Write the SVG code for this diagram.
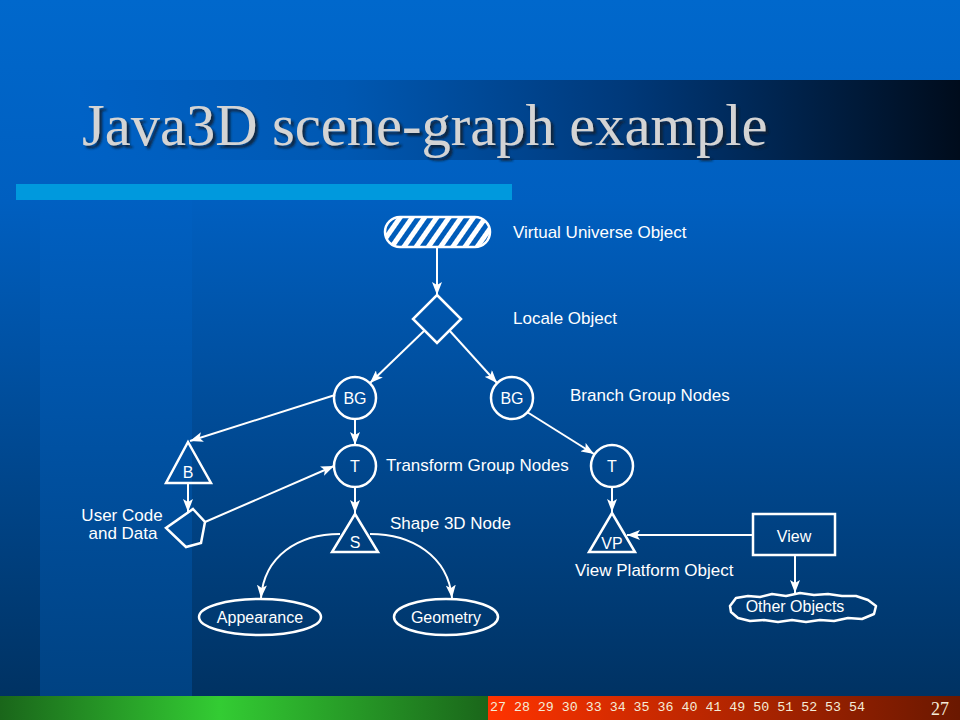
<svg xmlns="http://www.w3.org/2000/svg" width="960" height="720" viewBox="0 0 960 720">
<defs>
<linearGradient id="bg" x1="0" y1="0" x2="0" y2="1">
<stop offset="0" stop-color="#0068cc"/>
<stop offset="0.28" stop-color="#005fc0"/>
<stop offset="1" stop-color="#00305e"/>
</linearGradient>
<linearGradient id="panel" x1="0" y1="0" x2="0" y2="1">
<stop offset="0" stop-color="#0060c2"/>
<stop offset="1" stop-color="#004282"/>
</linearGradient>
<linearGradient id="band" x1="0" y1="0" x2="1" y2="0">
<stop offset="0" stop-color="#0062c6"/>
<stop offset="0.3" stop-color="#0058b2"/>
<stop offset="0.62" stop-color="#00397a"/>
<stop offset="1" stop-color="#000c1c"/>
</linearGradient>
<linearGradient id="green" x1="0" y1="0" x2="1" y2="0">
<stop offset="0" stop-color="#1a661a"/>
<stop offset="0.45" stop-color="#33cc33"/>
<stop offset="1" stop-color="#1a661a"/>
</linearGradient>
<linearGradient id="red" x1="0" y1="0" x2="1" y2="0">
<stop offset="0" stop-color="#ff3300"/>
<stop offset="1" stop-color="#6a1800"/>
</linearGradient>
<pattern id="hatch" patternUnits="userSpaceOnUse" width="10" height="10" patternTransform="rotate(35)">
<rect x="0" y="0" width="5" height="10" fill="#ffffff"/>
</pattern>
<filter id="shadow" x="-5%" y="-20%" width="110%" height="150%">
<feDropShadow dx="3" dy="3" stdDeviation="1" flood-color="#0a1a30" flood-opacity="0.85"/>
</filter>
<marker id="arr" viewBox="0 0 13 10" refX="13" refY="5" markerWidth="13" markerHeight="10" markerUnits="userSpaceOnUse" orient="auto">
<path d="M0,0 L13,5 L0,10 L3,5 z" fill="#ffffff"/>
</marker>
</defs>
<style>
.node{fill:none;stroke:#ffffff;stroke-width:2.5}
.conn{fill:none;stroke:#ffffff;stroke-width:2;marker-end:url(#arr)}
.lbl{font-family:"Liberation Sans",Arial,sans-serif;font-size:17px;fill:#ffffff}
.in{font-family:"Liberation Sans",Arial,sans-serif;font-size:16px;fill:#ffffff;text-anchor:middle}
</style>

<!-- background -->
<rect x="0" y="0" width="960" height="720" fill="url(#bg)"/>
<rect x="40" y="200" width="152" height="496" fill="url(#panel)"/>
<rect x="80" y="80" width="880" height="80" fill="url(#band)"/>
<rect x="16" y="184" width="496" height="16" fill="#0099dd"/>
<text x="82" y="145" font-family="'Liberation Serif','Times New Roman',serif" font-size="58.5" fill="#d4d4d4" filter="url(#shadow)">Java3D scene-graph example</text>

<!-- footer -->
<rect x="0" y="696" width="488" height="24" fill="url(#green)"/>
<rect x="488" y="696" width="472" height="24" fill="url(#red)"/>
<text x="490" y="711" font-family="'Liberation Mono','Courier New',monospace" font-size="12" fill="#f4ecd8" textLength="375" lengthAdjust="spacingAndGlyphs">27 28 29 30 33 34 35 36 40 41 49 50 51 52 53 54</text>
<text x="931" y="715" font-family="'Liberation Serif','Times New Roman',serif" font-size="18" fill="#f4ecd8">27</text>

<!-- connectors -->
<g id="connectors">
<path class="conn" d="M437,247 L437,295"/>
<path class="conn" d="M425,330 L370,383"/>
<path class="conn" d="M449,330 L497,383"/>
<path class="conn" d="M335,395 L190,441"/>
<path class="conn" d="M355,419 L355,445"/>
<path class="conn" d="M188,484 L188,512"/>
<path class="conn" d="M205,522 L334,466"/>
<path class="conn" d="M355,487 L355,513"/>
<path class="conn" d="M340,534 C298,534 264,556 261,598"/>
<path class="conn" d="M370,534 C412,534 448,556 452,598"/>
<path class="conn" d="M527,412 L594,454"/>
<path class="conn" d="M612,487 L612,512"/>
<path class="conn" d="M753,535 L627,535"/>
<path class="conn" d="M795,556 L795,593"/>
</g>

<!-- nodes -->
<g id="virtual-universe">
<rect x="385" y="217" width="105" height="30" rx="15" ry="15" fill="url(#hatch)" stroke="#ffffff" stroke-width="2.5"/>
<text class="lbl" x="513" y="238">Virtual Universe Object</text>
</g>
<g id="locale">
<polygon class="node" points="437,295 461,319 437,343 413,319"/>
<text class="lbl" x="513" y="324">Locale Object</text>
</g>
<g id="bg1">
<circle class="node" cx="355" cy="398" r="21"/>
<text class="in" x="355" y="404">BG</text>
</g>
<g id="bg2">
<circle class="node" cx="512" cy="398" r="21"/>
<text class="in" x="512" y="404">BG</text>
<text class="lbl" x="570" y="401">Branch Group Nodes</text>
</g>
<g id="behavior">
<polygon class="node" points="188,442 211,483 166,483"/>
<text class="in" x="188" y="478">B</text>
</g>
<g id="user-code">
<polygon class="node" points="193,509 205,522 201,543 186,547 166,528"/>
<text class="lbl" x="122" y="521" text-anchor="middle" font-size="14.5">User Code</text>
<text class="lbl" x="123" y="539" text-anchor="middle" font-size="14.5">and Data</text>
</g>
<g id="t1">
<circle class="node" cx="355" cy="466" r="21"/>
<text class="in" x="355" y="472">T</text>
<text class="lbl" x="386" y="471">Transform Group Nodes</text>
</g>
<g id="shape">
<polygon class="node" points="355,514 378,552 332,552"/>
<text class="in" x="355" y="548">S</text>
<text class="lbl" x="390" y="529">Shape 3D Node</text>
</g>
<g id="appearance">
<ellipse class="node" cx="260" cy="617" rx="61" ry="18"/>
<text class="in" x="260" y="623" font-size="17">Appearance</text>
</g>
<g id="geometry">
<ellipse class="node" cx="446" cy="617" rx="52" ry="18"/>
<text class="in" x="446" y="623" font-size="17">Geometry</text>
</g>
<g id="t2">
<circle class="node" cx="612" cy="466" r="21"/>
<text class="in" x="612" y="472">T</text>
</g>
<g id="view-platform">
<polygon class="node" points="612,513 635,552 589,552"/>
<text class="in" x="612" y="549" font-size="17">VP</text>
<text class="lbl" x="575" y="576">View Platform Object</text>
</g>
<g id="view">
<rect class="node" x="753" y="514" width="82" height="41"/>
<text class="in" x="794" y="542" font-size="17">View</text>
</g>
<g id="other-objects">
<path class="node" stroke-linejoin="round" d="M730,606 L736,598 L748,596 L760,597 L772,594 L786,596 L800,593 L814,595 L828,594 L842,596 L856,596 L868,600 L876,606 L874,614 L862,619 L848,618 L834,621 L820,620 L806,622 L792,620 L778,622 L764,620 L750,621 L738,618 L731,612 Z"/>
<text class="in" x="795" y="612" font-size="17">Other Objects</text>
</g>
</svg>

--

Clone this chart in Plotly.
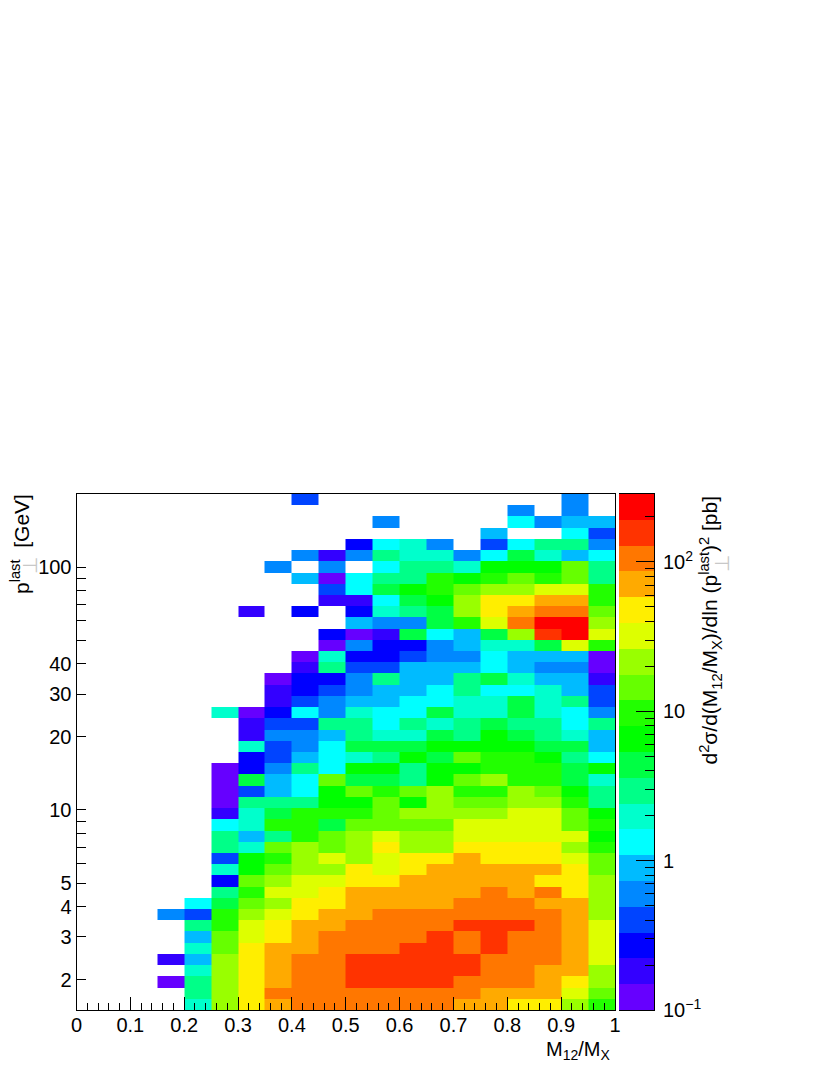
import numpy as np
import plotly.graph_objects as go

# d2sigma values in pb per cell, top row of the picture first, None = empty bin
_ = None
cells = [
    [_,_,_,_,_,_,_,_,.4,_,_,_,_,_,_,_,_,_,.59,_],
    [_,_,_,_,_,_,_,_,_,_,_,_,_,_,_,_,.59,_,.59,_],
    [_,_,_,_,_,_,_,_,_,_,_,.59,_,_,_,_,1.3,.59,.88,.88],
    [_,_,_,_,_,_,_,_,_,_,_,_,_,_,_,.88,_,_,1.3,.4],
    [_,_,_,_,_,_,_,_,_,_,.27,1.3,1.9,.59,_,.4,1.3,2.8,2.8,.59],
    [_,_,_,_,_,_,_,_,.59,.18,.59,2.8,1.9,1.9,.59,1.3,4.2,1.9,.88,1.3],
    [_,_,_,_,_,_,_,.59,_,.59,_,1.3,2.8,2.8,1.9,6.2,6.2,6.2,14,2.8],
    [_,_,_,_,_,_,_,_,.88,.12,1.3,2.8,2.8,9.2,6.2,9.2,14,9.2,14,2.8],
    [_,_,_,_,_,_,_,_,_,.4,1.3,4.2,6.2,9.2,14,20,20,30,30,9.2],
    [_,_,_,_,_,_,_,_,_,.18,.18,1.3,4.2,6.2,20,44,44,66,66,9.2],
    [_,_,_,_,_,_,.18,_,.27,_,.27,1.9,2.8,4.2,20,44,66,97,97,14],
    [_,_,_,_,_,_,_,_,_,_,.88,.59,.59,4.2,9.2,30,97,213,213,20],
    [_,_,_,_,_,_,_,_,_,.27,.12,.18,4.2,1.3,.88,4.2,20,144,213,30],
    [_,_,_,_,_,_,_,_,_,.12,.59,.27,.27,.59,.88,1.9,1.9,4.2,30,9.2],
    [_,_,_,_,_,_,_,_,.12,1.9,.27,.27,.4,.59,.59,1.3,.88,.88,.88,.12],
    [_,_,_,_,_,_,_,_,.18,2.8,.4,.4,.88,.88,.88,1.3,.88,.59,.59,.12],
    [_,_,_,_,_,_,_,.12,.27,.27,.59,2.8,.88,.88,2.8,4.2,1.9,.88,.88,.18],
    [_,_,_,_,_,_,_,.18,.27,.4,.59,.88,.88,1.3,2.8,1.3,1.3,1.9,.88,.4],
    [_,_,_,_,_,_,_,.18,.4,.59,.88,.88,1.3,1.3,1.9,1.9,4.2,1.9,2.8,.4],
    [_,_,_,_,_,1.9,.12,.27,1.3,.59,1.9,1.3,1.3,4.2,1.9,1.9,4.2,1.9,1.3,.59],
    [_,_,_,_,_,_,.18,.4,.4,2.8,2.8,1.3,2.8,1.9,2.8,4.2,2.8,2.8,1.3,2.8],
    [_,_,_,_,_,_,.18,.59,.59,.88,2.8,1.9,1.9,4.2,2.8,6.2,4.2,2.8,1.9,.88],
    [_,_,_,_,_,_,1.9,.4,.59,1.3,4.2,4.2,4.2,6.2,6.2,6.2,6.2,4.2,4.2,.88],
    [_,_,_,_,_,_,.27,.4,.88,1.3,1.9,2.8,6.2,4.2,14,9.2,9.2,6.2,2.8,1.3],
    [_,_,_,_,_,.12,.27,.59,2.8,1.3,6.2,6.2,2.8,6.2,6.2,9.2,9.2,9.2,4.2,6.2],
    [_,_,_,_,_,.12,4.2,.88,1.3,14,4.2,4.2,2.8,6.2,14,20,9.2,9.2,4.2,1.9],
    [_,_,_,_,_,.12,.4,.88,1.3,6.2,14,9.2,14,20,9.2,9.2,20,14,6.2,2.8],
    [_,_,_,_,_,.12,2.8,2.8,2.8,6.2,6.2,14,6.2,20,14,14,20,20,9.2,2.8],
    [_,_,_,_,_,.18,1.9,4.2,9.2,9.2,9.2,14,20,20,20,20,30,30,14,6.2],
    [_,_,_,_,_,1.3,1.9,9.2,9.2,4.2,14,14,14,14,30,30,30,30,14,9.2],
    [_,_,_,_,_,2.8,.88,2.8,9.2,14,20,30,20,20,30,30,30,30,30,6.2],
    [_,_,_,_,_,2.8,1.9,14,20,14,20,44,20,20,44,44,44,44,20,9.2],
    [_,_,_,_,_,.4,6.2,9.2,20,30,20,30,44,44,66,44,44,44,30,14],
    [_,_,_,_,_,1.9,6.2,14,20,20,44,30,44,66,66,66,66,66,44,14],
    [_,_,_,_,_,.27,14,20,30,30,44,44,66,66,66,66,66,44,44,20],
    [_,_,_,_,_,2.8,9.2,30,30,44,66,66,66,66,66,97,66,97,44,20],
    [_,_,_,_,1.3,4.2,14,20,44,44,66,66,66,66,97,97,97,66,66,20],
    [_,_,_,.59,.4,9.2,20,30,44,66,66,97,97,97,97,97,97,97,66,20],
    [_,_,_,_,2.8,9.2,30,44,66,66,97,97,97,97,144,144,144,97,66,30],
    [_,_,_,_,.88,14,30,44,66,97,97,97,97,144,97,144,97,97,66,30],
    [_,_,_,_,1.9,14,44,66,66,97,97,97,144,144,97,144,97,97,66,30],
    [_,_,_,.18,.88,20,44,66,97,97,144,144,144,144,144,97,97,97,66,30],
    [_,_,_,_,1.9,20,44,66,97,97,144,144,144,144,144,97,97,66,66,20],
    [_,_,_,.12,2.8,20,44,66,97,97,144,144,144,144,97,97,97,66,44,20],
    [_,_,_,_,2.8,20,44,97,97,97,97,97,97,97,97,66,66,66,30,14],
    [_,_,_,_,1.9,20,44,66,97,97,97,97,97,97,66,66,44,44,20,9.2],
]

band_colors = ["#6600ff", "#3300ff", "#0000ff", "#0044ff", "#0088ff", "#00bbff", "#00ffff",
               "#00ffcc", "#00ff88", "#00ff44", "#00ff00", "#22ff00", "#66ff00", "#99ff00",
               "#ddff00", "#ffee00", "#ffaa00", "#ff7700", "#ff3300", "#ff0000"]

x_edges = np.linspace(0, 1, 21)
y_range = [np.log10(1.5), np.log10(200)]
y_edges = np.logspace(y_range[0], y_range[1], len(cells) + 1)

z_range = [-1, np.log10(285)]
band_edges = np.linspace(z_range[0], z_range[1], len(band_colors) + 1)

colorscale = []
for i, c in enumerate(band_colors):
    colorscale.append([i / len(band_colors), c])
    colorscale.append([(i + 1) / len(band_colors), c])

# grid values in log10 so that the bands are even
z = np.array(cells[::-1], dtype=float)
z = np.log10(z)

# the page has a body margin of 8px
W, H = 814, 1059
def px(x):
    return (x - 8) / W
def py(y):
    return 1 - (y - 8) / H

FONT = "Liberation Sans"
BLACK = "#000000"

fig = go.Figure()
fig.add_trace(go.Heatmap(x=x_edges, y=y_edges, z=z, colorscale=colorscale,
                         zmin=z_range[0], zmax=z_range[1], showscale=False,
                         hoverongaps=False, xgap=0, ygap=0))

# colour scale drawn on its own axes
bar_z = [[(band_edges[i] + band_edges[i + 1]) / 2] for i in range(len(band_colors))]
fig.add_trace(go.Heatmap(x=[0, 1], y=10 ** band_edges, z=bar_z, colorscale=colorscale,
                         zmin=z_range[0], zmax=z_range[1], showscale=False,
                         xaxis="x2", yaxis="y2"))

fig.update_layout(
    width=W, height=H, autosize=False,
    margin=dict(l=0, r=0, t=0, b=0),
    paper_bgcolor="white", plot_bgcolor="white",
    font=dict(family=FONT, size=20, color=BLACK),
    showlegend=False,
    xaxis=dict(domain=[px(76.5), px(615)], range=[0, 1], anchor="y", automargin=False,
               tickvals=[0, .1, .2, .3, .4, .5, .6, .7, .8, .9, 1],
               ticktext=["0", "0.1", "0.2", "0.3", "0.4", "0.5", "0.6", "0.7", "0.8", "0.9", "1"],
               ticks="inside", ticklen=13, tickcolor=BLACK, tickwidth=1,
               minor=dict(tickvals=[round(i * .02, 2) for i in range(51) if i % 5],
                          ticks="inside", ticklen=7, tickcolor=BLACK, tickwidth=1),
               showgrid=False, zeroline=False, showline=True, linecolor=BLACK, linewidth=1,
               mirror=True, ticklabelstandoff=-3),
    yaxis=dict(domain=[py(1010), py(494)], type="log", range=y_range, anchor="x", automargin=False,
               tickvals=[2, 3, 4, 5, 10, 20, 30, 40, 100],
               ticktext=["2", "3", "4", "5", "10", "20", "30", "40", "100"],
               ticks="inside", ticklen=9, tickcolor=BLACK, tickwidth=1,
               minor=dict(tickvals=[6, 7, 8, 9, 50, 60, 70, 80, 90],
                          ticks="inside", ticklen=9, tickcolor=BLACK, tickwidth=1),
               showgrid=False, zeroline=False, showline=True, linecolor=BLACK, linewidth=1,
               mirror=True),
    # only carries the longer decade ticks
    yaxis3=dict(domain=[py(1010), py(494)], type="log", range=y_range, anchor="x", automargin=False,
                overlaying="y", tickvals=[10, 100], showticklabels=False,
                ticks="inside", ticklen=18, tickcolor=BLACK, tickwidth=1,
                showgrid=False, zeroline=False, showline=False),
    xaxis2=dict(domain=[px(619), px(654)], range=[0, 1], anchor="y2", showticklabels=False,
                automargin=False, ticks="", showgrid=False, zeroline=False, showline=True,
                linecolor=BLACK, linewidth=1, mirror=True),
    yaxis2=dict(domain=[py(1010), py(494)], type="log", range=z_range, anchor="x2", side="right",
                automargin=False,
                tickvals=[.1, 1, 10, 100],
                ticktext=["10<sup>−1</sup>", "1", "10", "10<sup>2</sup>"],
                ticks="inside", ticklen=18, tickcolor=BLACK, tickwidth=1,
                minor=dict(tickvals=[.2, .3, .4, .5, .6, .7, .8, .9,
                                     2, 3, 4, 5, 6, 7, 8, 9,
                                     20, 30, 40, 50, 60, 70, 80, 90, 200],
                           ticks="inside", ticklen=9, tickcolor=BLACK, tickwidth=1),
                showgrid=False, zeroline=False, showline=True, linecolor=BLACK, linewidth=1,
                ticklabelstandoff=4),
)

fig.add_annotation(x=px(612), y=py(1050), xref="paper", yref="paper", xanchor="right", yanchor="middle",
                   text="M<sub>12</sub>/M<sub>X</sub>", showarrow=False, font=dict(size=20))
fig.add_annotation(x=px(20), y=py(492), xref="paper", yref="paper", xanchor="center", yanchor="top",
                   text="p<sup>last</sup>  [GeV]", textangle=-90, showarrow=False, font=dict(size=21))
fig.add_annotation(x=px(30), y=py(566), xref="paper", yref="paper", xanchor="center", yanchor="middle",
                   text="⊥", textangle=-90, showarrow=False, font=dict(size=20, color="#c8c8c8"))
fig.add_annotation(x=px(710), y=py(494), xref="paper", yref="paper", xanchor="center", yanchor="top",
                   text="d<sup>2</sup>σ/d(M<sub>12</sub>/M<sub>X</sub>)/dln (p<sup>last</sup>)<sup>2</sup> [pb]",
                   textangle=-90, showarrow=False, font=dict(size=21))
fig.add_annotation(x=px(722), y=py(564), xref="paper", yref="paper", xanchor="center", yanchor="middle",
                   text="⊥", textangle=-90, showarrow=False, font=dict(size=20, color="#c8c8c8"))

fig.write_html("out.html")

## Task brief
In the records above, how many lines contain the word "this"? Give the number alone.

## Solution to the exercise
2